■ **EXERCISE AIM**
Word for word, quote all of the material, omitting the pictures.

* * *

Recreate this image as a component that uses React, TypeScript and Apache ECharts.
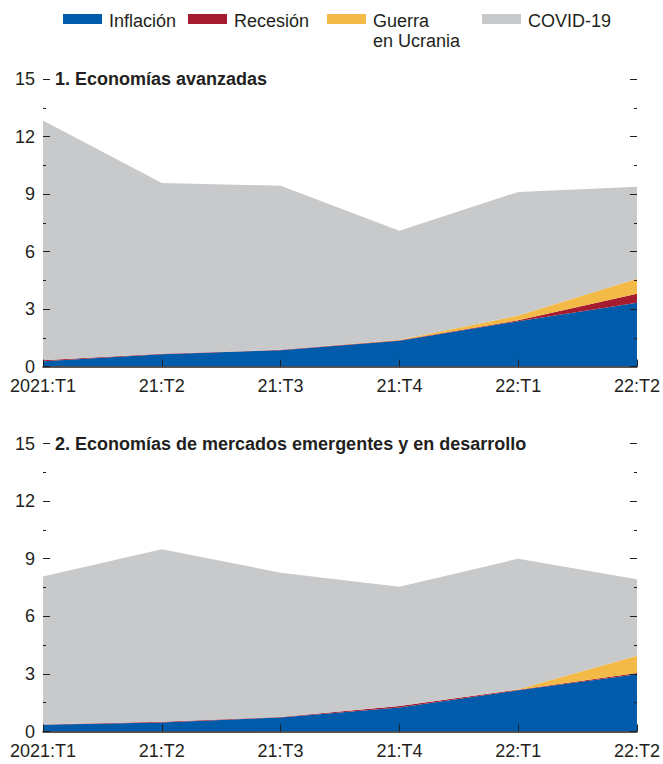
import React, { useEffect, useRef } from "react";
import * as echarts from "echarts";

const quarters = ["2021:T1", "21:T2", "21:T3", "21:T4", "22:T1", "22:T2"];

// Panel 1: Economías avanzadas
const advInflation = [0.28, 0.64, 0.85, 1.35, 2.36, 3.32];
const advRecession = [0.05, 0.02, 0.02, 0.02, 0.05, 0.47];
const advUkraine = [0, 0, 0, 0.03, 0.25, 0.79];
const advCovid = [12.5, 8.92, 8.56, 5.68, 6.45, 4.8];

// Panel 2: Economías de mercados emergentes y en desarrollo
const emInflation = [0.35, 0.47, 0.73, 1.25, 2.15, 2.98];
const emRecession = [0.02, 0.04, 0.03, 0.08, 0.03, 0.07];
const emUkraine = [0, 0, 0, 0, 0.02, 0.9];
const emCovid = [7.7, 8.98, 7.51, 6.21, 6.8, 3.98];

const seriesNames = ["Inflación", "Recesión", "Guerra en Ucrania", "COVID-19"];
const legendLabels = ["Inflación", "Recesión", "Guerra\nen Ucrania", "COVID-19"];
const panelTitles = [
  "1. Economías avanzadas",
  "2. Economías de mercados emergentes y en desarrollo",
];
const yMin = 0;
const yMax = 15;
const yInterval = 3;

const COLORS = ["#005BAA", "#A51C30", "#F4BA48", "#C8C9CB"];
const FONT = "'Liberation Sans', Arial, sans-serif";
const TXT = "#231F20";
const FS = 18;

export default function App() {
  const ref = useRef<HTMLDivElement>(null);

  useEffect(() => {
    if (!ref.current) return;
    const chart = echarts.init(ref.current, undefined, { renderer: "svg" });

    const grids = [
      { left: 43, right: 26, top: 79, height: 287.5 },
      { left: 43, right: 26, top: 443.5, height: 288 },
    ];

    const xAxes = grids.map((_, i) => ({
      type: "category",
      gridIndex: i,
      data: quarters,
      boundaryGap: false,
      z: 10,
      axisLine: { show: true, lineStyle: { color: TXT, width: 1.5 } },
      axisTick: { show: true, inside: true, length: 7, lineStyle: { color: TXT, width: 1 } },
      axisLabel: {
        color: TXT,
        fontFamily: FONT,
        fontSize: FS,
        lineHeight: 16,
        margin: 11,
        showMinLabel: true,
        showMaxLabel: true,
        interval: 0,
      },
    }));

    const yAxes: any[] = [];
    grids.forEach((_, i) => {
      ["left", "right"].forEach((pos) => {
        yAxes.push({
          type: "value",
          gridIndex: i,
          position: pos,
          min: yMin,
          max: yMax,
          interval: yInterval,
          z: 10,
          axisLine: { show: false },
          splitLine: { show: false },
          axisTick: { show: true, inside: true, length: 7, lineStyle: { color: TXT, width: 1 } },
          minorTick: { show: true, splitNumber: 2, length: 3, lineStyle: { color: TXT, width: 1 } },
          axisLabel: {
            show: pos === "left",
            color: TXT,
            fontFamily: FONT,
            fontSize: FS,
            lineHeight: 14,
            margin: 8,
          },
        });
      });
    });

    const panels = [
      [advInflation, advRecession, advUkraine, advCovid],
      [emInflation, emRecession, emUkraine, emCovid],
    ];

    const series: any[] = [];
    panels.forEach((arrs, p) => {
      arrs.forEach((data, k) => {
        series.push({
          name: seriesNames[k],
          type: "line",
          xAxisIndex: p,
          yAxisIndex: p * 2,
          stack: "panel" + p,
          data,
          symbol: "none",
          z: 2,
          lineStyle: { width: 0 },
          areaStyle: { color: COLORS[k], opacity: 1 },
          itemStyle: { color: COLORS[k] },
        });
      });
    });

    const legendX = [63, 188, 327, 482];
    const graphics: any[] = [];
    legendLabels.forEach((lab, k) => {
      graphics.push({
        type: "rect",
        left: legendX[k],
        top: 14,
        shape: { width: 39, height: 10 },
        style: { fill: COLORS[k] },
      });
      graphics.push({
        type: "text",
        x: legendX[k] + 46,
        y: 11,
        style: {
          text: lab,
          fill: TXT,
          fontFamily: FONT,
          fontSize: FS,
          lineHeight: 20,
          verticalAlign: "top",
          align: "left",
        },
      });
    });
    panelTitles.forEach((t, i) => {
      graphics.push({
        type: "text",
        x: 55,
        y: grids[i].top,
        z: 20,
        style: {
          text: t,
          fill: TXT,
          fontFamily: FONT,
          fontSize: FS,
          fontWeight: "bold",
          verticalAlign: "middle",
          align: "left",
        },
      });
    });

    chart.setOption({
      animation: false,
      backgroundColor: "#ffffff",
      textStyle: { fontFamily: FONT },
      grid: grids,
      xAxis: xAxes,
      yAxis: yAxes,
      series,
      graphic: graphics,
    });

    return () => chart.dispose();
  }, []);

  return (
    <div
      ref={ref}
      style={{ position: "absolute", left: 0, top: 0, width: 663, height: 764, background: "#fff" }}
    />
  );
}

* * *

■ **COMPLETE ANSWER**
Recreate this image as a component that uses React, TypeScript and Apache ECharts.
import React, { useEffect, useRef } from "react";
import * as echarts from "echarts";

const quarters = ["2021:T1", "21:T2", "21:T3", "21:T4", "22:T1", "22:T2"];

// Panel 1: Economías avanzadas
const advInflation = [0.28, 0.64, 0.85, 1.35, 2.36, 3.32];
const advRecession = [0.05, 0.02, 0.02, 0.02, 0.05, 0.47];
const advUkraine = [0, 0, 0, 0.03, 0.25, 0.79];
const advCovid = [12.5, 8.92, 8.56, 5.68, 6.45, 4.8];

// Panel 2: Economías de mercados emergentes y en desarrollo
const emInflation = [0.35, 0.47, 0.73, 1.25, 2.15, 2.98];
const emRecession = [0.02, 0.04, 0.03, 0.08, 0.03, 0.07];
const emUkraine = [0, 0, 0, 0, 0.02, 0.9];
const emCovid = [7.7, 8.98, 7.51, 6.21, 6.8, 3.98];

const seriesNames = ["Inflación", "Recesión", "Guerra en Ucrania", "COVID-19"];
const legendLabels = ["Inflación", "Recesión", "Guerra\nen Ucrania", "COVID-19"];
const panelTitles = [
  "1. Economías avanzadas",
  "2. Economías de mercados emergentes y en desarrollo",
];
const yMin = 0;
const yMax = 15;
const yInterval = 3;

const COLORS = ["#005BAA", "#A51C30", "#F4BA48", "#C8C9CB"];
const FONT = "'Liberation Sans', Arial, sans-serif";
const TXT = "#231F20";
const FS = 18;

export default function App() {
  const ref = useRef<HTMLDivElement>(null);

  useEffect(() => {
    if (!ref.current) return;
    const chart = echarts.init(ref.current, undefined, { renderer: "svg" });

    const grids = [
      { left: 43, right: 26, top: 79, height: 287.5 },
      { left: 43, right: 26, top: 443.5, height: 288 },
    ];

    const xAxes = grids.map((_, i) => ({
      type: "category",
      gridIndex: i,
      data: quarters,
      boundaryGap: false,
      z: 10,
      axisLine: { show: true, lineStyle: { color: TXT, width: 1.5 } },
      axisTick: { show: true, inside: true, length: 7, lineStyle: { color: TXT, width: 1 } },
      axisLabel: {
        color: TXT,
        fontFamily: FONT,
        fontSize: FS,
        lineHeight: 16,
        margin: 11,
        showMinLabel: true,
        showMaxLabel: true,
        interval: 0,
      },
    }));

    const yAxes: any[] = [];
    grids.forEach((_, i) => {
      ["left", "right"].forEach((pos) => {
        yAxes.push({
          type: "value",
          gridIndex: i,
          position: pos,
          min: yMin,
          max: yMax,
          interval: yInterval,
          z: 10,
          axisLine: { show: false },
          splitLine: { show: false },
          axisTick: { show: true, inside: true, length: 7, lineStyle: { color: TXT, width: 1 } },
          minorTick: { show: true, splitNumber: 2, length: 3, lineStyle: { color: TXT, width: 1 } },
          axisLabel: {
            show: pos === "left",
            color: TXT,
            fontFamily: FONT,
            fontSize: FS,
            lineHeight: 14,
            margin: 8,
          },
        });
      });
    });

    const panels = [
      [advInflation, advRecession, advUkraine, advCovid],
      [emInflation, emRecession, emUkraine, emCovid],
    ];

    const series: any[] = [];
    panels.forEach((arrs, p) => {
      arrs.forEach((data, k) => {
        series.push({
          name: seriesNames[k],
          type: "line",
          xAxisIndex: p,
          yAxisIndex: p * 2,
          stack: "panel" + p,
          data,
          symbol: "none",
          z: 2,
          lineStyle: { width: 0 },
          areaStyle: { color: COLORS[k], opacity: 1 },
          itemStyle: { color: COLORS[k] },
        });
      });
    });

    const legendX = [63, 188, 327, 482];
    const graphics: any[] = [];
    legendLabels.forEach((lab, k) => {
      graphics.push({
        type: "rect",
        left: legendX[k],
        top: 14,
        shape: { width: 39, height: 10 },
        style: { fill: COLORS[k] },
      });
      graphics.push({
        type: "text",
        x: legendX[k] + 46,
        y: 11,
        style: {
          text: lab,
          fill: TXT,
          fontFamily: FONT,
          fontSize: FS,
          lineHeight: 20,
          verticalAlign: "top",
          align: "left",
        },
      });
    });
    panelTitles.forEach((t, i) => {
      graphics.push({
        type: "text",
        x: 55,
        y: grids[i].top,
        z: 20,
        style: {
          text: t,
          fill: TXT,
          fontFamily: FONT,
          fontSize: FS,
          fontWeight: "bold",
          verticalAlign: "middle",
          align: "left",
        },
      });
    });

    chart.setOption({
      animation: false,
      backgroundColor: "#ffffff",
      textStyle: { fontFamily: FONT },
      grid: grids,
      xAxis: xAxes,
      yAxis: yAxes,
      series,
      graphic: graphics,
    });

    return () => chart.dispose();
  }, []);

  return (
    <div
      ref={ref}
      style={{ position: "absolute", left: 0, top: 0, width: 663, height: 764, background: "#fff" }}
    />
  );
}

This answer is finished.